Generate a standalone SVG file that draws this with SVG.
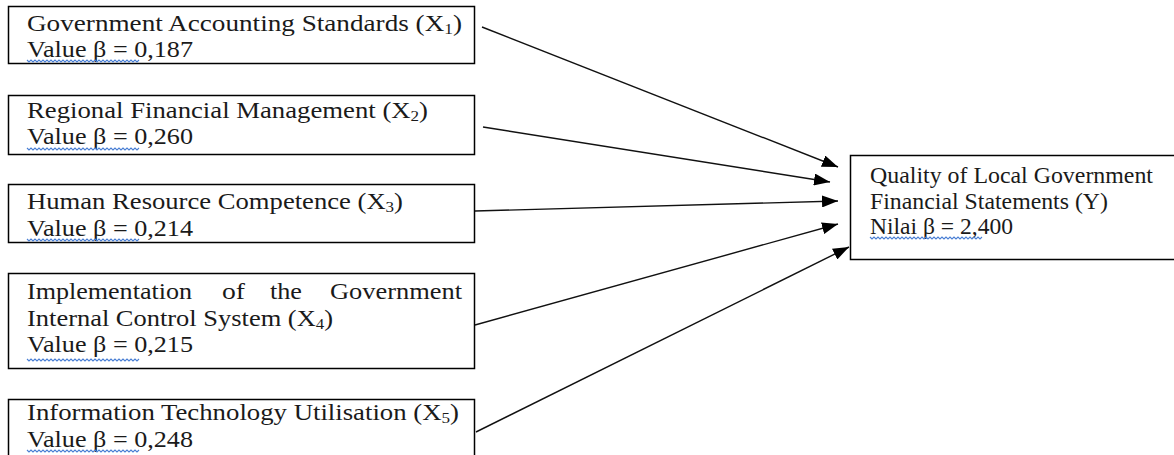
<svg xmlns="http://www.w3.org/2000/svg" xmlns:xlink="http://www.w3.org/1999/xlink" width="1174" height="455" viewBox="0 0 1174 455">
<style>
.box{fill:#fff;stroke:#000;stroke-width:1.5}
.t{font-family:"Liberation Serif","Times New Roman",serif;font-size:23.5px;fill:#1a1a1a}
.sub{font-size:15px}
.sq{fill:none;stroke:#4a7fd4;stroke-width:1.1}
.con{stroke:#111;stroke-width:1.4;fill:none;marker-end:url(#ah)}
</style>
<defs>
<marker id="ah" viewBox="0 0 16 12" refX="16" refY="6" markerWidth="16" markerHeight="12" markerUnits="userSpaceOnUse" orient="auto">
<path d="M0,0 L16,6 L0,12 z" fill="#000"/>
</marker>
<path id="squig" d="M0,0 l2,2 l2,-2 l2,2 l2,-2 l2,2 l2,-2 l2,2 l2,-2 l2,2 l2,-2 l2,2 l2,-2 l2,2 l2,-2 l2,2 l2,-2 l2,2 l2,-2 l2,2 l2,-2 l2,2 l2,-2 l2,2 l2,-2 l2,2 l2,-2 l2,2 l2,-2 l2,2 l2,-2 l2,2 l2,-2 l2,2 l2,-2 l2,2 l2,-2 l2,2 l2,-2 l2,2 l2,-2 l2,2 l2,-2 l2,2 l2,-2 l2,2 l2,-2 l2,2 l2,-2 l2,2 l2,-2 l2,2 l2,-2 l2,2 l2,-2 l2,2 l2,-2"/>
</defs>
<g id="connectors">
<line class="con" x1="482" y1="27" x2="838" y2="167"/>
<line class="con" x1="483" y1="127" x2="830" y2="182"/>
<line class="con" x1="475" y1="211" x2="838" y2="201"/>
<line class="con" x1="475" y1="325" x2="838" y2="224"/>
<line class="con" x1="476" y1="432" x2="849" y2="247"/>
</g>
<g id="x1">
<rect class="box" x="8.5" y="6.5" width="466" height="57"/>
<text class="t" x="27" y="31" textLength="435" lengthAdjust="spacingAndGlyphs">Government Accounting Standards (X<tspan class="sub" dy="3">1</tspan><tspan dy="-3">)</tspan></text>
<text class="t" x="27" y="57" textLength="166" lengthAdjust="spacingAndGlyphs">Value β = 0,187</text>
<use href="#squig" xlink:href="#squig" class="sq" transform="translate(27,60)"/>
</g>
<g id="x2">
<rect class="box" x="8.5" y="95.5" width="466" height="59"/>
<text class="t" x="27" y="118" textLength="401" lengthAdjust="spacingAndGlyphs">Regional Financial Management (X<tspan class="sub" dy="3">2</tspan><tspan dy="-3">)</tspan></text>
<text class="t" x="27" y="144" textLength="166" lengthAdjust="spacingAndGlyphs">Value β = 0,260</text>
<use href="#squig" xlink:href="#squig" class="sq" transform="translate(27,148)"/>
</g>
<g id="x3">
<rect class="box" x="8.5" y="184.5" width="466" height="58"/>
<text class="t" x="27" y="209" textLength="376" lengthAdjust="spacingAndGlyphs">Human Resource Competence (X<tspan class="sub" dy="3">3</tspan><tspan dy="-3">)</tspan></text>
<text class="t" x="27" y="236" textLength="166" lengthAdjust="spacingAndGlyphs">Value β = 0,214</text>
<use href="#squig" xlink:href="#squig" class="sq" transform="translate(27,239)"/>
</g>
<g id="x4">
<rect class="box" x="8.5" y="273.5" width="466" height="95"/>
<text class="t" x="27" y="299" textLength="165" lengthAdjust="spacingAndGlyphs">Implementation</text>
<text class="t" x="222" y="299" textLength="23" lengthAdjust="spacingAndGlyphs">of</text>
<text class="t" x="270" y="299" textLength="32" lengthAdjust="spacingAndGlyphs">the</text>
<text class="t" x="330" y="299" textLength="132" lengthAdjust="spacingAndGlyphs">Government</text>
<text class="t" x="27" y="326" textLength="306" lengthAdjust="spacingAndGlyphs">Internal Control System (X<tspan class="sub" dy="3">4</tspan><tspan dy="-3">)</tspan></text>
<text class="t" x="27" y="352" textLength="166" lengthAdjust="spacingAndGlyphs">Value β = 0,215</text>
<use href="#squig" xlink:href="#squig" class="sq" transform="translate(27,359)"/>
</g>
<g id="x5">
<rect class="box" x="8.5" y="399.5" width="466" height="70"/>
<text class="t" x="27" y="420" textLength="432" lengthAdjust="spacingAndGlyphs">Information Technology Utilisation (X<tspan class="sub" dy="3">5</tspan><tspan dy="-3">)</tspan></text>
<text class="t" x="27" y="447" textLength="166" lengthAdjust="spacingAndGlyphs">Value β = 0,248</text>
<use href="#squig" xlink:href="#squig" class="sq" transform="translate(27,450)"/>
</g>
<g id="y">
<rect class="box" x="850.5" y="155.5" width="340" height="104"/>
<text class="t" x="870" y="183" textLength="283" lengthAdjust="spacingAndGlyphs">Quality of Local Government</text>
<text class="t" x="870" y="209" textLength="238" lengthAdjust="spacingAndGlyphs">Financial Statements (Y)</text>
<text class="t" x="870" y="234" textLength="143" lengthAdjust="spacingAndGlyphs">Nilai β = 2,400</text>
<use href="#squig" xlink:href="#squig" class="sq" transform="translate(870,237)"/>
</g>
</svg>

# Brief
Except for the pictures, print the data above exactly.

# Task result
Generate a standalone SVG file that draws this with SVG.
<svg xmlns="http://www.w3.org/2000/svg" xmlns:xlink="http://www.w3.org/1999/xlink" width="1174" height="455" viewBox="0 0 1174 455">
<style>
.box{fill:#fff;stroke:#000;stroke-width:1.5}
.t{font-family:"Liberation Serif","Times New Roman",serif;font-size:23.5px;fill:#1a1a1a}
.sub{font-size:15px}
.sq{fill:none;stroke:#4a7fd4;stroke-width:1.1}
.con{stroke:#111;stroke-width:1.4;fill:none;marker-end:url(#ah)}
</style>
<defs>
<marker id="ah" viewBox="0 0 16 12" refX="16" refY="6" markerWidth="16" markerHeight="12" markerUnits="userSpaceOnUse" orient="auto">
<path d="M0,0 L16,6 L0,12 z" fill="#000"/>
</marker>
<path id="squig" d="M0,0 l2,2 l2,-2 l2,2 l2,-2 l2,2 l2,-2 l2,2 l2,-2 l2,2 l2,-2 l2,2 l2,-2 l2,2 l2,-2 l2,2 l2,-2 l2,2 l2,-2 l2,2 l2,-2 l2,2 l2,-2 l2,2 l2,-2 l2,2 l2,-2 l2,2 l2,-2 l2,2 l2,-2 l2,2 l2,-2 l2,2 l2,-2 l2,2 l2,-2 l2,2 l2,-2 l2,2 l2,-2 l2,2 l2,-2 l2,2 l2,-2 l2,2 l2,-2 l2,2 l2,-2 l2,2 l2,-2 l2,2 l2,-2 l2,2 l2,-2 l2,2 l2,-2"/>
</defs>
<g id="connectors">
<line class="con" x1="482" y1="27" x2="838" y2="167"/>
<line class="con" x1="483" y1="127" x2="830" y2="182"/>
<line class="con" x1="475" y1="211" x2="838" y2="201"/>
<line class="con" x1="475" y1="325" x2="838" y2="224"/>
<line class="con" x1="476" y1="432" x2="849" y2="247"/>
</g>
<g id="x1">
<rect class="box" x="8.5" y="6.5" width="466" height="57"/>
<text class="t" x="27" y="31" textLength="435" lengthAdjust="spacingAndGlyphs">Government Accounting Standards (X<tspan class="sub" dy="3">1</tspan><tspan dy="-3">)</tspan></text>
<text class="t" x="27" y="57" textLength="166" lengthAdjust="spacingAndGlyphs">Value β = 0,187</text>
<use href="#squig" xlink:href="#squig" class="sq" transform="translate(27,60)"/>
</g>
<g id="x2">
<rect class="box" x="8.5" y="95.5" width="466" height="59"/>
<text class="t" x="27" y="118" textLength="401" lengthAdjust="spacingAndGlyphs">Regional Financial Management (X<tspan class="sub" dy="3">2</tspan><tspan dy="-3">)</tspan></text>
<text class="t" x="27" y="144" textLength="166" lengthAdjust="spacingAndGlyphs">Value β = 0,260</text>
<use href="#squig" xlink:href="#squig" class="sq" transform="translate(27,148)"/>
</g>
<g id="x3">
<rect class="box" x="8.5" y="184.5" width="466" height="58"/>
<text class="t" x="27" y="209" textLength="376" lengthAdjust="spacingAndGlyphs">Human Resource Competence (X<tspan class="sub" dy="3">3</tspan><tspan dy="-3">)</tspan></text>
<text class="t" x="27" y="236" textLength="166" lengthAdjust="spacingAndGlyphs">Value β = 0,214</text>
<use href="#squig" xlink:href="#squig" class="sq" transform="translate(27,239)"/>
</g>
<g id="x4">
<rect class="box" x="8.5" y="273.5" width="466" height="95"/>
<text class="t" x="27" y="299" textLength="165" lengthAdjust="spacingAndGlyphs">Implementation</text>
<text class="t" x="222" y="299" textLength="23" lengthAdjust="spacingAndGlyphs">of</text>
<text class="t" x="270" y="299" textLength="32" lengthAdjust="spacingAndGlyphs">the</text>
<text class="t" x="330" y="299" textLength="132" lengthAdjust="spacingAndGlyphs">Government</text>
<text class="t" x="27" y="326" textLength="306" lengthAdjust="spacingAndGlyphs">Internal Control System (X<tspan class="sub" dy="3">4</tspan><tspan dy="-3">)</tspan></text>
<text class="t" x="27" y="352" textLength="166" lengthAdjust="spacingAndGlyphs">Value β = 0,215</text>
<use href="#squig" xlink:href="#squig" class="sq" transform="translate(27,359)"/>
</g>
<g id="x5">
<rect class="box" x="8.5" y="399.5" width="466" height="70"/>
<text class="t" x="27" y="420" textLength="432" lengthAdjust="spacingAndGlyphs">Information Technology Utilisation (X<tspan class="sub" dy="3">5</tspan><tspan dy="-3">)</tspan></text>
<text class="t" x="27" y="447" textLength="166" lengthAdjust="spacingAndGlyphs">Value β = 0,248</text>
<use href="#squig" xlink:href="#squig" class="sq" transform="translate(27,450)"/>
</g>
<g id="y">
<rect class="box" x="850.5" y="155.5" width="340" height="104"/>
<text class="t" x="870" y="183" textLength="283" lengthAdjust="spacingAndGlyphs">Quality of Local Government</text>
<text class="t" x="870" y="209" textLength="238" lengthAdjust="spacingAndGlyphs">Financial Statements (Y)</text>
<text class="t" x="870" y="234" textLength="143" lengthAdjust="spacingAndGlyphs">Nilai β = 2,400</text>
<use href="#squig" xlink:href="#squig" class="sq" transform="translate(870,237)"/>
</g>
</svg>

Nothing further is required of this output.